#### WHAT YOU SHOULD DO:
Transcribe the listing that follows in full, omitting pictures.

#### SOURCE MATERIAL:
= = = = =

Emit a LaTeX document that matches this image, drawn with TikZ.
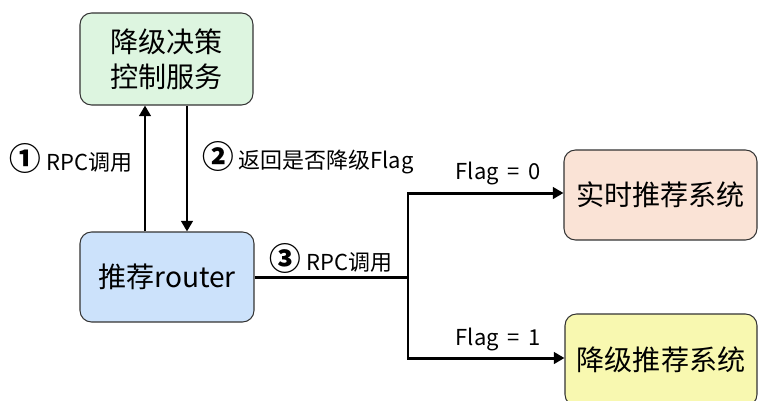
\documentclass[tikz,border=0pt]{standalone}
\usepackage{fontspec}
\setmainfont{Noto Sans CJK SC}
\usetikzlibrary{arrows.meta}
\definecolor{ctrlgreen}{HTML}{DDF5E0}
\definecolor{routerblue}{HTML}{CCE2FB}
\definecolor{realpeach}{HTML}{FAE3D6}
\definecolor{lowyellow}{HTML}{F8F8B0}
\newcommand{\stepnum}[1]{{\fontsize{18}{18}\bfseries #1}}
\tikzset{
  box/.style={draw=black!80, line width=0.6pt, rounded corners=6.5pt, align=center, inner sep=0pt,
    font=\fontsize{16}{20}\selectfont},
  link/.style={line width=1.7pt},
  tip/.style={link, -{Triangle[length=6pt,width=6.5pt]}},
  lbl/.style={font=\fontsize{12.5}{15}\selectfont, inner sep=0pt}
}

\begin{document}
\begin{tikzpicture}[x=0.02cm, y=-0.02cm]
		%%%%% START %%%%%
		\useasboundingbox (0, 0) rectangle (758, 400);
		
		\node[box, fill=ctrlgreen, minimum width=3.46cm, minimum height=1.84cm] (ctrl) at (166.5, 59) {降级决策\\控制服务};
		\node[box, fill=routerblue, minimum width=3.48cm, minimum height=1.8cm] (router) at (167, 277) {推荐router};
		\node[box, fill=realpeach, minimum width=3.86cm, minimum height=1.8cm] (real) at (660.5, 195) {实时推荐系统};
		\node[box, fill=lowyellow, minimum width=3.84cm, minimum height=1.84cm] (low) at (661, 360) {降级推荐系统};
		
		% router <-> ctrl
		\draw[tip] ([xshift=-0.44cm]router.north) -- ([xshift=-0.44cm]router.north |- ctrl.south);
		\draw[tip] ([xshift=0.4cm]router.north |- ctrl.south) -- ([xshift=0.4cm]router.north);
		
		\node[lbl] (call) at (71, 158) {\stepnum{①}\ RPC调用};
		\node[lbl] (ret) at (308, 158) {\stepnum{②}\ 返回是否降级Flag};
		
		% branch
		\coordinate (split) at (408, 277);
		\draw[link] (router.east) -- (split);
		\draw[tip] (split) |- ([yshift=0.04cm]real.west);
		\draw[tip] (split) |- ([yshift=0.04cm]low.west);
		
		\node[lbl] (call2) at (331, 258) {\stepnum{③}\ RPC调用};
		\node[lbl] (flag0) at (498, 173) {Flag \,=\, 0};
		\node[lbl] (flag1) at (498, 339) {Flag \,=\, 1};
		
		%%%%% END %%%%%
	\end{tikzpicture}
\end{document}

= = = = =

#### SOLUTION BELOW:
Emit a LaTeX document that matches this image, drawn with TikZ.
\documentclass[tikz,border=0pt]{standalone}
\usepackage{fontspec}
\setmainfont{Noto Sans CJK SC}
\usetikzlibrary{arrows.meta}
\definecolor{ctrlgreen}{HTML}{DDF5E0}
\definecolor{routerblue}{HTML}{CCE2FB}
\definecolor{realpeach}{HTML}{FAE3D6}
\definecolor{lowyellow}{HTML}{F8F8B0}
\newcommand{\stepnum}[1]{{\fontsize{18}{18}\bfseries #1}}
\tikzset{
  box/.style={draw=black!80, line width=0.6pt, rounded corners=6.5pt, align=center, inner sep=0pt,
    font=\fontsize{16}{20}\selectfont},
  link/.style={line width=1.7pt},
  tip/.style={link, -{Triangle[length=6pt,width=6.5pt]}},
  lbl/.style={font=\fontsize{12.5}{15}\selectfont, inner sep=0pt}
}

\begin{document}
\begin{tikzpicture}[x=0.02cm, y=-0.02cm]
		%%%%% START %%%%%
		\useasboundingbox (0, 0) rectangle (758, 400);
		
		\node[box, fill=ctrlgreen, minimum width=3.46cm, minimum height=1.84cm] (ctrl) at (166.5, 59) {降级决策\\控制服务};
		\node[box, fill=routerblue, minimum width=3.48cm, minimum height=1.8cm] (router) at (167, 277) {推荐router};
		\node[box, fill=realpeach, minimum width=3.86cm, minimum height=1.8cm] (real) at (660.5, 195) {实时推荐系统};
		\node[box, fill=lowyellow, minimum width=3.84cm, minimum height=1.84cm] (low) at (661, 360) {降级推荐系统};
		
		% router <-> ctrl
		\draw[tip] ([xshift=-0.44cm]router.north) -- ([xshift=-0.44cm]router.north |- ctrl.south);
		\draw[tip] ([xshift=0.4cm]router.north |- ctrl.south) -- ([xshift=0.4cm]router.north);
		
		\node[lbl] (call) at (71, 158) {\stepnum{①}\ RPC调用};
		\node[lbl] (ret) at (308, 158) {\stepnum{②}\ 返回是否降级Flag};
		
		% branch
		\coordinate (split) at (408, 277);
		\draw[link] (router.east) -- (split);
		\draw[tip] (split) |- ([yshift=0.04cm]real.west);
		\draw[tip] (split) |- ([yshift=0.04cm]low.west);
		
		\node[lbl] (call2) at (331, 258) {\stepnum{③}\ RPC调用};
		\node[lbl] (flag0) at (498, 173) {Flag \,=\, 0};
		\node[lbl] (flag1) at (498, 339) {Flag \,=\, 1};
		
		%%%%% END %%%%%
	\end{tikzpicture}
\end{document}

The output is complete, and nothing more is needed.